In the illustrated embodiment, the fuel injectors 140 c and the fuel rail 158 c are located on a side of the throttle bodies 124 c opposite that of the cylinder block 92 c. In this position, each electrical cable 142 c connects to the corresponding fuel injector connector at point B2 on the outer side of the engine 84 c. Likewise, the connection point B1 between the fuel injector 140 c and the fuel rail 158 c is also located on the outer side of the engine 84 c. The protective covering 144 c covers these components 140 c, 158 c and their respective connection points B1, B2. It is understood, however, that the fuel injectors 140 c and the fuel rail 158 c could be located in the space between the cylinder block 92 c and the throttle bodies 124 c, as illustrated in FIG. 6, but the fuel injectors 140 could still communicate with the throttle passages rather than directly with the cylinder bore 94 c.
In this illustrated position, the fuel injectors 140 c and fuel rail 158 c lie at a point above the lower ends of the air ducts (not shown). These components 140 c, 158 c and their sensitive connection points B1, B2, also are positioned above the intake of the bilge system, similar to all of the above-described embodiments.
The position of the fuel injectors 140 c and the fuel rod 158 c also desirably lies above the water surface level when the watercraft 10 c is upright, as well as the water surface level L2 when the watercraft 10 c is inverted. More preferably, these components 140 c, 158 c and the connection points B1 and B2 lie above the water surface level L when the watercraft 10 c is upright and at rest, with passengers seated thereon and water present within the bilge (i.e., in the bottom portion of the engine compartment).

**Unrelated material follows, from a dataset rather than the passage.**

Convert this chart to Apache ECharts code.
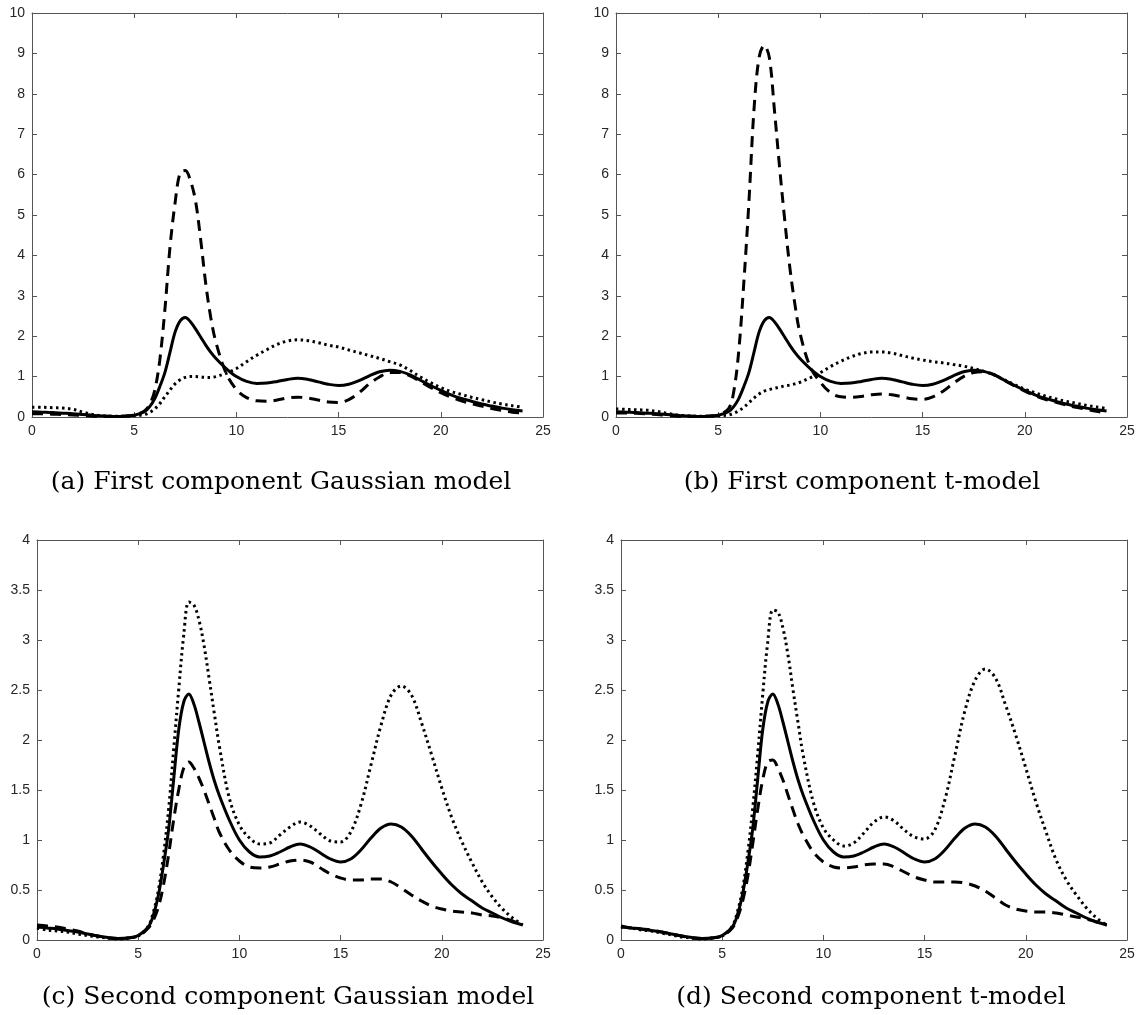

As common to each of the above-described embodiments, the fuel injector and the fuel rail, and the sensitive connection points B1, B2, are located in a position within the engine compartment so as to prevent these components from being submerged should the watercraft become inverted or when the watercraft is fully loaded. In addition, a protective covering shields the sensitive connection points of these components from water that may be present in the engine compartment and slush around or be sprayed up during the operation of the watercraft. In a more preferred mode, the fuel injectors and the fuel rail, as well as the sensitive connection points B1, B2, are located within the engine compartment so as to protect these components from water regardless of the orientation of the watercraft when floating in the water. Thus, for instance, these components remain above the water surface level when the watercraft is turned on its port or starboard side, from an upright position, or when floating on its port starboard side when rotated from an inverted position. As a result, these components are less likely to be damaged by water to improve the reliability and durability of the fuel injection system.
Although this invention has been described in terms of certain preferred embodiments, other embodiments apparent to those of ordinary skill in the art are also within the scope of this invention. For instance, it will be apparent to one of ordinary skill in the art that various aspect and features of one of the above-described embodiments may be combined with another. Accordingly, the scope of the invention is intended to be defined only by the claims that follow.